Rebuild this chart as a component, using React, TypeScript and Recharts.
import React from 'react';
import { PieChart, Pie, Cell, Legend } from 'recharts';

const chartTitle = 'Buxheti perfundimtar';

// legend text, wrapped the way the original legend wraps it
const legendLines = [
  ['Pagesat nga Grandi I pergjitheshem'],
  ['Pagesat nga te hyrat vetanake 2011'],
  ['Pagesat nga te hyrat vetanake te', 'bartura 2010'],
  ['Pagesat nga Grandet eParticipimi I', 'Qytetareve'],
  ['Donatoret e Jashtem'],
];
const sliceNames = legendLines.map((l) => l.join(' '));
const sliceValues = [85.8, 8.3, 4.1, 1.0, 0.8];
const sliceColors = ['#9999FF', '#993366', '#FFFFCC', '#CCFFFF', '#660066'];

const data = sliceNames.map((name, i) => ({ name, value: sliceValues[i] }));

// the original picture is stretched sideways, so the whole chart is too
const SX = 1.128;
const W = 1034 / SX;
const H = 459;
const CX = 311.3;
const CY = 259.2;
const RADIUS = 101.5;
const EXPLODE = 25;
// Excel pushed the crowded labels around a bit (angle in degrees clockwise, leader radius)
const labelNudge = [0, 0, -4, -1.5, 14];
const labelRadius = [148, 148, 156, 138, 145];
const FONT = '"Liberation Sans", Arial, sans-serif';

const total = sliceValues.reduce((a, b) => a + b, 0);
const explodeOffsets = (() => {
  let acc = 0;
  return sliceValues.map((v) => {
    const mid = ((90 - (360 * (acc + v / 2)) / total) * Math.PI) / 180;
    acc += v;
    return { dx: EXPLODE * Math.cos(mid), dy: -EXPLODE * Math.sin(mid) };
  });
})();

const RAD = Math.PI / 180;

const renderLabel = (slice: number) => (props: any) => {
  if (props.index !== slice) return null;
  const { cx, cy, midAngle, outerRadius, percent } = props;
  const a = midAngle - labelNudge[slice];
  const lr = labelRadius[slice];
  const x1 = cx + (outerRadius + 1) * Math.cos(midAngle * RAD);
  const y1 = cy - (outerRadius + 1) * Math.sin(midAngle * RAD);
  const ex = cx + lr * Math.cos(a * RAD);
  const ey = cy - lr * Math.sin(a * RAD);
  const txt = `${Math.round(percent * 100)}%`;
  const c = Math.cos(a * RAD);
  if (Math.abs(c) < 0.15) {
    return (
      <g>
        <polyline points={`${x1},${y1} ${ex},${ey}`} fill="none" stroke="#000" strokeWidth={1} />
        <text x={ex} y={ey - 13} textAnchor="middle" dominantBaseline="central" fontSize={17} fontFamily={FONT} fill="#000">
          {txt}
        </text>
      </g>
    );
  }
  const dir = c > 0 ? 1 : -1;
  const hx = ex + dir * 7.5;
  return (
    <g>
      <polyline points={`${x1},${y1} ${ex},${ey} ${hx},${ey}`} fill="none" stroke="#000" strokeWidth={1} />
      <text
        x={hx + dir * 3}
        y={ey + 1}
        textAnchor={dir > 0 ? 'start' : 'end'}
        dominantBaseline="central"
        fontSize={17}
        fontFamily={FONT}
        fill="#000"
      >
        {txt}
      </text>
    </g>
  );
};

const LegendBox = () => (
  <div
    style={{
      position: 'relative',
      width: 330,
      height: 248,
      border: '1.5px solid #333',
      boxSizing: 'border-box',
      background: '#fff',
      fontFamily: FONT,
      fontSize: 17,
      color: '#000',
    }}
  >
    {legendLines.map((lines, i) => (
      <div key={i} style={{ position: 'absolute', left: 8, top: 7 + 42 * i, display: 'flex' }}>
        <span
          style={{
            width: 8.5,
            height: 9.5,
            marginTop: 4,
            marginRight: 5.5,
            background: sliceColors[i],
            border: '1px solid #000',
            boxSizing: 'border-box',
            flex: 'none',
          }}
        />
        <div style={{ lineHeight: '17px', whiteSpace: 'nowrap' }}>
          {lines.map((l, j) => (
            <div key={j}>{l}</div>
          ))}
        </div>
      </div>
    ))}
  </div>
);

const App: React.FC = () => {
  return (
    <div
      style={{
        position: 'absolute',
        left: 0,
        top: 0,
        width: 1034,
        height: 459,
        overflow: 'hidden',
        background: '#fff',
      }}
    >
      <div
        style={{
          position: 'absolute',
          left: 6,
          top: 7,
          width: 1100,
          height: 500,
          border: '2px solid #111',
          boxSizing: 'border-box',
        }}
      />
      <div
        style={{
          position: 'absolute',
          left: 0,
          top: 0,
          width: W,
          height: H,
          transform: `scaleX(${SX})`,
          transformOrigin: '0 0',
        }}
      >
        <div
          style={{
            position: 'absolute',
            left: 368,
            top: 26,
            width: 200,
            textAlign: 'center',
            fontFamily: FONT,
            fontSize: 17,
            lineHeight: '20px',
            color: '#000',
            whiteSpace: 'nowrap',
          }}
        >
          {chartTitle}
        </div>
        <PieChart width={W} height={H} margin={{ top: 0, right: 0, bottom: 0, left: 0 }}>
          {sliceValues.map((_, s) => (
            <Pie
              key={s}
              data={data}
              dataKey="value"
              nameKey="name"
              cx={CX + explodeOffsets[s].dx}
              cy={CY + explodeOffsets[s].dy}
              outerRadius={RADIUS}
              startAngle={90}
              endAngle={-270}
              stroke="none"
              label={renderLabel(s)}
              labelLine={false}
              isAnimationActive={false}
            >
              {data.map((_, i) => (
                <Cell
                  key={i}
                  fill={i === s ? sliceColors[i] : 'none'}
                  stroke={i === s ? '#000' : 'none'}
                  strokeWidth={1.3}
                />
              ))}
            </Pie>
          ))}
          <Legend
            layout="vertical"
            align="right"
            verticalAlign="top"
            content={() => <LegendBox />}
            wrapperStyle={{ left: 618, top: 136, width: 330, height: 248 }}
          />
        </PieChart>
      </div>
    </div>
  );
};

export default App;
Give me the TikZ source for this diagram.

============

• **WRITTEN EXERCISE**: Give every line of the material again, exactly as it reads.

• **EXERCISE OUTPUT**:
Rebuild this chart as a component, using React, TypeScript and Recharts.
import React from 'react';
import { PieChart, Pie, Cell, Legend } from 'recharts';

const chartTitle = 'Buxheti perfundimtar';

// legend text, wrapped the way the original legend wraps it
const legendLines = [
  ['Pagesat nga Grandi I pergjitheshem'],
  ['Pagesat nga te hyrat vetanake 2011'],
  ['Pagesat nga te hyrat vetanake te', 'bartura 2010'],
  ['Pagesat nga Grandet eParticipimi I', 'Qytetareve'],
  ['Donatoret e Jashtem'],
];
const sliceNames = legendLines.map((l) => l.join(' '));
const sliceValues = [85.8, 8.3, 4.1, 1.0, 0.8];
const sliceColors = ['#9999FF', '#993366', '#FFFFCC', '#CCFFFF', '#660066'];

const data = sliceNames.map((name, i) => ({ name, value: sliceValues[i] }));

// the original picture is stretched sideways, so the whole chart is too
const SX = 1.128;
const W = 1034 / SX;
const H = 459;
const CX = 311.3;
const CY = 259.2;
const RADIUS = 101.5;
const EXPLODE = 25;
// Excel pushed the crowded labels around a bit (angle in degrees clockwise, leader radius)
const labelNudge = [0, 0, -4, -1.5, 14];
const labelRadius = [148, 148, 156, 138, 145];
const FONT = '"Liberation Sans", Arial, sans-serif';

const total = sliceValues.reduce((a, b) => a + b, 0);
const explodeOffsets = (() => {
  let acc = 0;
  return sliceValues.map((v) => {
    const mid = ((90 - (360 * (acc + v / 2)) / total) * Math.PI) / 180;
    acc += v;
    return { dx: EXPLODE * Math.cos(mid), dy: -EXPLODE * Math.sin(mid) };
  });
})();

const RAD = Math.PI / 180;

const renderLabel = (slice: number) => (props: any) => {
  if (props.index !== slice) return null;
  const { cx, cy, midAngle, outerRadius, percent } = props;
  const a = midAngle - labelNudge[slice];
  const lr = labelRadius[slice];
  const x1 = cx + (outerRadius + 1) * Math.cos(midAngle * RAD);
  const y1 = cy - (outerRadius + 1) * Math.sin(midAngle * RAD);
  const ex = cx + lr * Math.cos(a * RAD);
  const ey = cy - lr * Math.sin(a * RAD);
  const txt = `${Math.round(percent * 100)}%`;
  const c = Math.cos(a * RAD);
  if (Math.abs(c) < 0.15) {
    return (
      <g>
        <polyline points={`${x1},${y1} ${ex},${ey}`} fill="none" stroke="#000" strokeWidth={1} />
        <text x={ex} y={ey - 13} textAnchor="middle" dominantBaseline="central" fontSize={17} fontFamily={FONT} fill="#000">
          {txt}
        </text>
      </g>
    );
  }
  const dir = c > 0 ? 1 : -1;
  const hx = ex + dir * 7.5;
  return (
    <g>
      <polyline points={`${x1},${y1} ${ex},${ey} ${hx},${ey}`} fill="none" stroke="#000" strokeWidth={1} />
      <text
        x={hx + dir * 3}
        y={ey + 1}
        textAnchor={dir > 0 ? 'start' : 'end'}
        dominantBaseline="central"
        fontSize={17}
        fontFamily={FONT}
        fill="#000"
      >
        {txt}
      </text>
    </g>
  );
};

const LegendBox = () => (
  <div
    style={{
      position: 'relative',
      width: 330,
      height: 248,
      border: '1.5px solid #333',
      boxSizing: 'border-box',
      background: '#fff',
      fontFamily: FONT,
      fontSize: 17,
      color: '#000',
    }}
  >
    {legendLines.map((lines, i) => (
      <div key={i} style={{ position: 'absolute', left: 8, top: 7 + 42 * i, display: 'flex' }}>
        <span
          style={{
            width: 8.5,
            height: 9.5,
            marginTop: 4,
            marginRight: 5.5,
            background: sliceColors[i],
            border: '1px solid #000',
            boxSizing: 'border-box',
            flex: 'none',
          }}
        />
        <div style={{ lineHeight: '17px', whiteSpace: 'nowrap' }}>
          {lines.map((l, j) => (
            <div key={j}>{l}</div>
          ))}
        </div>
      </div>
    ))}
  </div>
);

const App: React.FC = () => {
  return (
    <div
      style={{
        position: 'absolute',
        left: 0,
        top: 0,
        width: 1034,
        height: 459,
        overflow: 'hidden',
        background: '#fff',
      }}
    >
      <div
        style={{
          position: 'absolute',
          left: 6,
          top: 7,
          width: 1100,
          height: 500,
          border: '2px solid #111',
          boxSizing: 'border-box',
        }}
      />
      <div
        style={{
          position: 'absolute',
          left: 0,
          top: 0,
          width: W,
          height: H,
          transform: `scaleX(${SX})`,
          transformOrigin: '0 0',
        }}
      >
        <div
          style={{
            position: 'absolute',
            left: 368,
            top: 26,
            width: 200,
            textAlign: 'center',
            fontFamily: FONT,
            fontSize: 17,
            lineHeight: '20px',
            color: '#000',
            whiteSpace: 'nowrap',
          }}
        >
          {chartTitle}
        </div>
        <PieChart width={W} height={H} margin={{ top: 0, right: 0, bottom: 0, left: 0 }}>
          {sliceValues.map((_, s) => (
            <Pie
              key={s}
              data={data}
              dataKey="value"
              nameKey="name"
              cx={CX + explodeOffsets[s].dx}
              cy={CY + explodeOffsets[s].dy}
              outerRadius={RADIUS}
              startAngle={90}
              endAngle={-270}
              stroke="none"
              label={renderLabel(s)}
              labelLine={false}
              isAnimationActive={false}
            >
              {data.map((_, i) => (
                <Cell
                  key={i}
                  fill={i === s ? sliceColors[i] : 'none'}
                  stroke={i === s ? '#000' : 'none'}
                  strokeWidth={1.3}
                />
              ))}
            </Pie>
          ))}
          <Legend
            layout="vertical"
            align="right"
            verticalAlign="top"
            content={() => <LegendBox />}
            wrapperStyle={{ left: 618, top: 136, width: 330, height: 248 }}
          />
        </PieChart>
      </div>
    </div>
  );
};

export default App;
Give me the TikZ source for this diagram.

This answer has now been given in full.